A token may still face issues if:
- Liquidity is unlocked
- Liquidity is concentrated
- Liquidity pools are poorly funded
Even a fully renounced contract can experience severe volatility if liquidity conditions deteriorate.
Risk #3: Hidden Contract Functions
Not all risks depend on ownership.
Some smart contracts contain functions that remain active regardless of whether ownership is renounced.
Examples may include:
Automated Fee Structures
Transaction taxes may continue operating exactly as coded.
Transfer Restrictions
Certain trading limitations can remain permanently embedded.
Wallet Limitations
Maximum wallet sizes or transaction limits may still exist.
The contract code itself remains important.
Renouncement does not change previously deployed logic.
Risk #4: Project Abandonment
A renounced contract does not guarantee ongoing development.
A team can stop building while ownership remains renounced.
Investors may then find themselves holding a token with:
- No updates
- No roadmap progress
- Minimal community activity
- Declining ecosystem participation
In these cases, renouncement provides little practical value.
Risk #5: Social Engineering and Marketing Manipulation
Some projects heavily promote renouncement because it sounds reassuring to less experienced investors.
Marketing messages may focus on:
- “Ownership renounced”
- “Safe contract”
- “Developer-proof”
While renouncement is a useful data point, it should never replace comprehensive research.
Projects should be evaluated based on multiple factors rather than a single trust signal.
What Investors Should Check Beyond Renouncement
A stronger due diligence process includes examining several areas simultaneously.
Token Distribution
- Who owns the largest wallets?
- Are holdings concentrated?
Liquidity Status
- Is liquidity locked?
- How much liquidity exists?
Contract Audit
- Has the code been reviewed?
- Are risks documented?
Team Transparency
- Is development active?
- Are updates consistent?
On-Chain Activity
- Are insiders accumulating or selling?
- Are suspicious wallet movements occurring?
These factors often provide more insight than ownership status alone.

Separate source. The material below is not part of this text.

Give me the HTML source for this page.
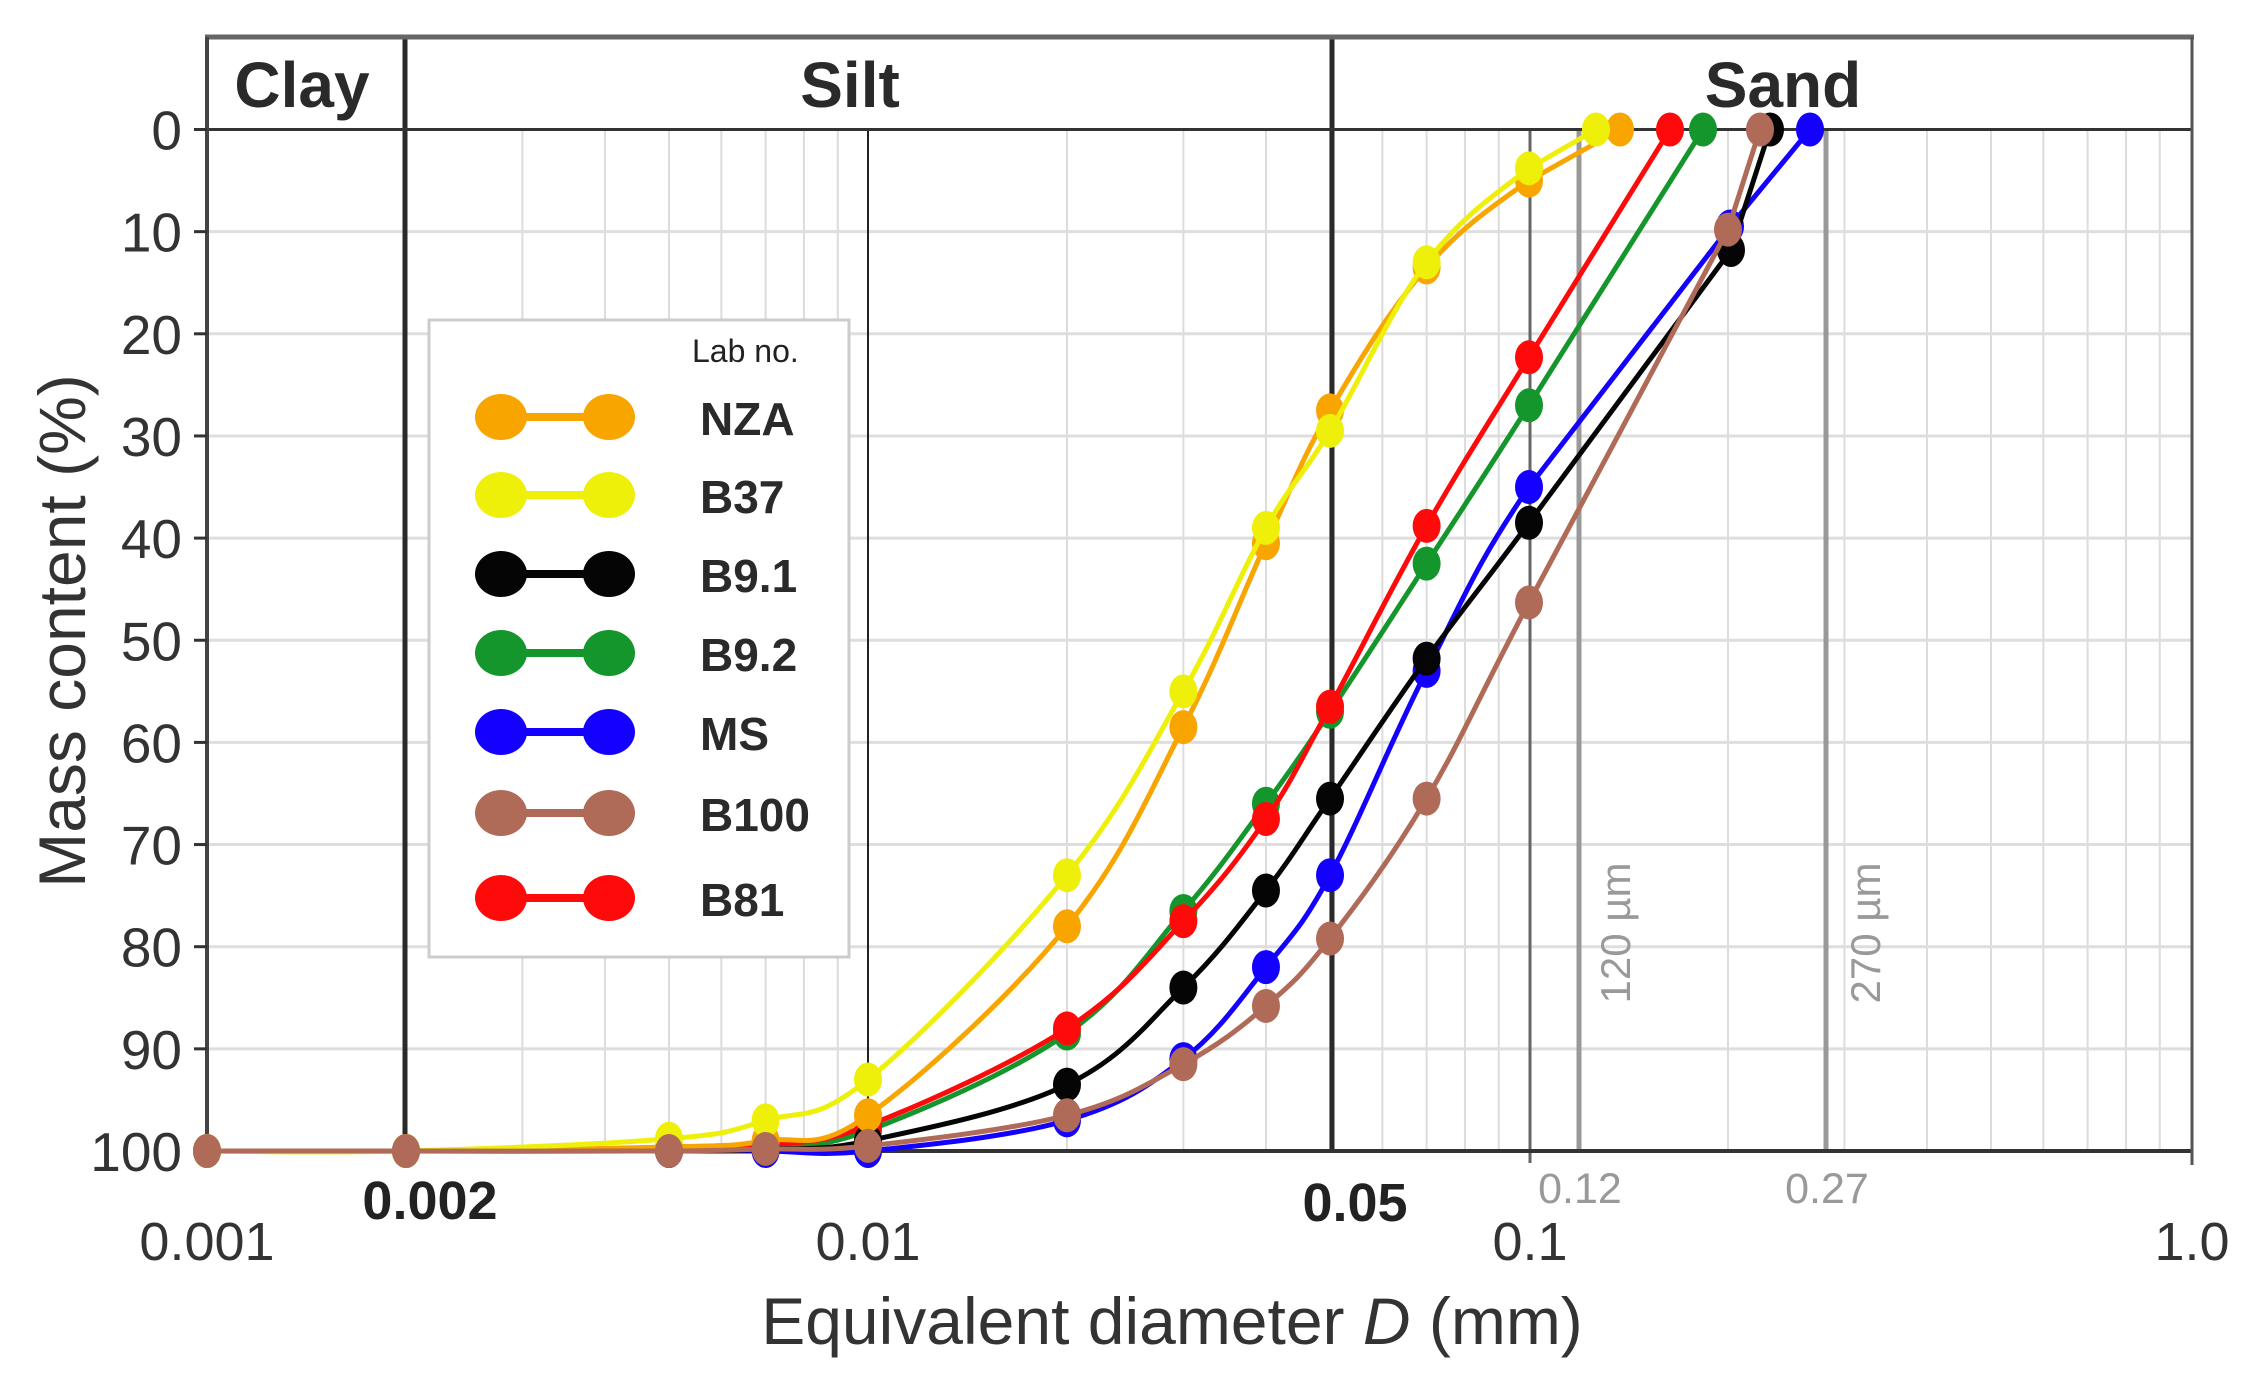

Common Misconceptions About Renounced Contracts
Myth: Renounced Means Risk-Free
No blockchain asset is risk-free.
Myth: Developers Cannot Influence the Project
Developers may still hold tokens, manage communities, or influence ecosystem decisions.
Myth: Renounced Contracts Cannot Fail
Project success depends on many factors beyond ownership controls.
Myth: Renouncement Guarantees Decentralization
True decentralization involves governance, ownership distribution, infrastructure, and community participation—not just contract ownership.
Final Thoughts
Contract renouncement remains one of the most widely discussed trust indicators in cryptocurrency markets, particularly among memecoins and newly launched projects. It can reduce certain administrative risks and provide greater transparency regarding ownership controls.
However, renouncement should be viewed as one component of a broader due diligence framework rather than a definitive measure of safety.
Liquidity conditions, token distribution, smart contract design, community health, and ongoing development often have a greater impact on a project’s long-term viability than ownership status alone.
The most informed investors look beyond marketing claims and verify information directly on-chain. Contract renouncement is a useful signal but it is only one piece of a much larger puzzle.